Vijay Kumar: All dimensions, from production and delivery to access, suggest a world where it will be increasingly easy to access digital resources. On the supply side, more assets and resources are being digitized, meaning more content is available. If you look at difficulties in making content available be they technical, policy-related or intellectual property considerations you also see developments, such as the Creative Commons initiative. From a delivery perspective, extensive high-banded wireless networks and portable devices all point to easier access.
LC: How will this impact libraries?
Kumar: Libraries have always been important players in ensuring resources for educational scholarship are made available. Traditionally the library has organized these resources centrally. Now we are moving into a world where resources, in the form of digital media, are increasingly distributed, giving rise to new challenges and pressures. Providing access to this information and preserving it for future generations is a rapidly moving target. For libraries to continue to serve as stewards of information they must increasingly accommodate this changing technological environment.
Sophisticated tools now perform some of the functions of a traditional reference librarian. But that does not diminish the value librarians bring through being expert in these tools, coordinating distributed information into meaningful forms, and ensuring users are equipped to access it.
LC: Can you say a bit about MIT’s Open Course Ware project?

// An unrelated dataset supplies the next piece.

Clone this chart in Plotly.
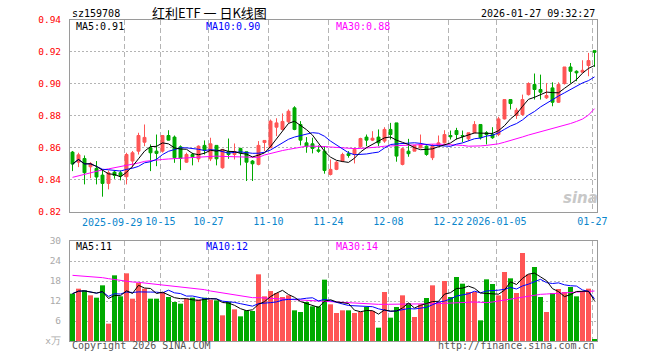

Kumar: Open Course Ware is doing wonderfully, with 1,100 of 1,800 courses available and the remaining 700 on track to be published between now and 2007. Worldwide access numbers for OCW of more than five million users have exceeded our expectations and demonstrate MIT got it right in terms of unfettered access to materials. The OCW model has taken root. More than one hundred universities around the world are creating their own sites. The MIT community takes great pride in the fact that people are using OCW to strengthen their own teaching materials. If you make resources widely available the quality of educational discourse changes; that those kinds of impacts are also beginning to surface is particularly pleasing.